Despite Chinese rate cut, Shanghai index sags and world markets languish

European shares fell back from their surge that followed Beijing's announcement that it was easing monetary policy

In a day of whipsaw trading, global stock markets posted mixed results Wednesday as initial euphoria over an interest rate cut by China the day before succumbed to lingering worries over longer-term problems with its economy.

European shares fell back from their surge the day before following Beijing's announcement late Tuesday that it was easing monetary policy to help stabilize gyrating markets and counter short liquidity.

Markets in Germany, Britain and France dropped. However, Wall Street investors looked ready to plunge back in and buy, with Dow futures up 1.3 percent on Wednesday and S&P futures up 1.5 percent.

China's own benchmark, the Shanghai Composite Index, dropped late in the day, losing 1.3 percent after a volatile series of ups and downs. That followed a 7.6 percent slump on Tuesday and an 8.5 percent loss the day before. But stocks in Japan, South Korea, Taiwan and Australia gained.

Markets have been volatile for weeks on deepening unease over the ramifications of slowing growth in China, the world's second-largest economy and the driver of much of global growth over the past decade.

So, many in Asia went to bed on Tuesday smiling over China's decision to slash its key interest rate, only to awaken to yet another decline overnight on Wall Street, Nicholas Teo, an analyst at CMC Markets, said.

“All of a sudden, China and the performance of the Chinese markets have now taken the lead in determining daily direction for trading in stocks worldwide,” he said.

“The root of this is concern that growth in China may be a lot lower than what the market had thought,” Michael Bolliger, head of emerging market asset allocation at UBS Wealth Management in Zurich told Reuters. 

The apparent inability of Chinese regulators to calm the markets has spooked investors already fretting over when the U.S. Federal Reserve will raise interest rates.

The Fed has signaled it could begin raising its key interest rate from near zero for the first time in nearly a decade as early as this year.
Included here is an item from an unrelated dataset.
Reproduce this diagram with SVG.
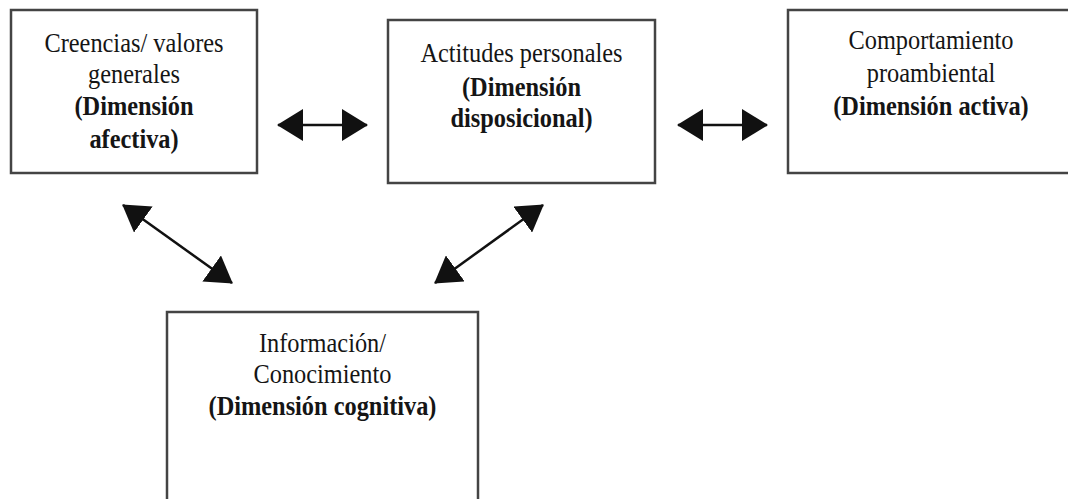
<svg xmlns="http://www.w3.org/2000/svg" width="1068" height="499" viewBox="0 0 1068 499">
<style>
.box{fill:#fff;stroke:#444;stroke-width:2.5}
.t{font-family:"Liberation Serif","Times New Roman",serif;font-size:28px;fill:#151515;text-anchor:middle}
.b{font-weight:bold}
.c{stroke:#111;stroke-width:2.5;fill:none}
</style>
<defs>
<marker id="ah" markerUnits="userSpaceOnUse" viewBox="0 0 26 32" markerWidth="26" markerHeight="32" refX="25" refY="16" orient="auto-start-reverse">
<path d="M0,0 L26,16 L0,32 z" fill="#111"/>
</marker>
</defs>
<rect width="1068" height="499" fill="#fff"/>
<g id="n1">
<rect class="box" x="11" y="10" width="246" height="163"/>
<text class="t" transform="translate(134,52) scale(0.87,1)">Creencias/ valores</text>
<text class="t" transform="translate(134,83) scale(0.87,1)">generales</text>
<text class="t b" transform="translate(134,115) scale(0.87,1)">(Dimensión</text>
<text class="t b" transform="translate(134,148) scale(0.87,1)">afectiva)</text>
</g>
<g id="n2">
<rect class="box" x="388" y="20" width="267" height="163"/>
<text class="t" transform="translate(521.5,62) scale(0.87,1)">Actitudes personales</text>
<text class="t b" transform="translate(521.5,96) scale(0.87,1)">(Dimensión</text>
<text class="t b" transform="translate(521.5,127) scale(0.87,1)">disposicional)</text>
</g>
<g id="n3">
<rect class="box" x="788" y="10" width="290" height="163"/>
<text class="t" transform="translate(931,49) scale(0.87,1)">Comportamiento</text>
<text class="t" transform="translate(931,82) scale(0.87,1)">proambiental</text>
<text class="t b" transform="translate(931,115) scale(0.87,1)">(Dimensión activa)</text>
</g>
<g id="n4">
<rect class="box" x="167" y="312" width="311" height="200"/>
<text class="t" transform="translate(322.5,352) scale(0.87,1)">Información/</text>
<text class="t" transform="translate(322.5,383) scale(0.87,1)">Conocimiento</text>
<text class="t b" transform="translate(322.5,415) scale(0.87,1)">(Dimensión cognitiva)</text>
</g>
<g id="connectors">
<line class="c" x1="278" y1="125" x2="367" y2="125" marker-start="url(#ah)" marker-end="url(#ah)"/>
<line class="c" x1="678" y1="125" x2="767" y2="125" marker-start="url(#ah)" marker-end="url(#ah)"/>
<line class="c" x1="123" y1="205" x2="232" y2="283" marker-start="url(#ah)" marker-end="url(#ah)"/>
<line class="c" x1="543" y1="205" x2="435" y2="283" marker-start="url(#ah)" marker-end="url(#ah)"/>
</g>
</svg>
But it is not expected to deliver a policy update until it wraps up a meeting of policymakers in mid-September.

In a last-minute sell-off Tuesday, the Dow Jones industrial dropped 1.3 percent, extending Wall Street's losing streak to six days, the longest such stretch in more than three years.
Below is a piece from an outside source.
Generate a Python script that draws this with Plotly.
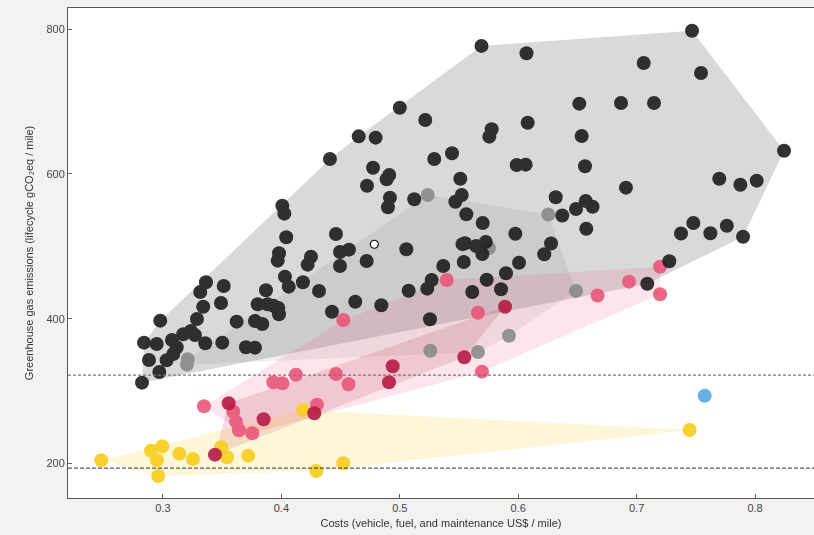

The Dow had surged more than 400 points Tuesday after China cut its interest rates for the fifth time in nine months in a renewed effort to shore up growth. The central bank also increased the amount of money available for lending by reducing the reserves banks are required to hold.

Those moves have alleviated a crippling shortage of cash available for funding, but do not address the wider problems behind a slowdown that is crimping demand for oil and other commodities, slowing exports and other business activity across Asia.

“This move may help calm the markets in the short term. But it will likely not be enough to fix China's growth problem,” Credit Agricole economists Sebastien Barbe and Gary Yau wrote in a note to investors.

The bigger, more intractable problem is how to rebalance the economy away from its over reliance on investment in construction and property investments while trying to keep growth at a high level.

“Bottom line, China is not in a position to address both challenges at the same time today,” they wrote.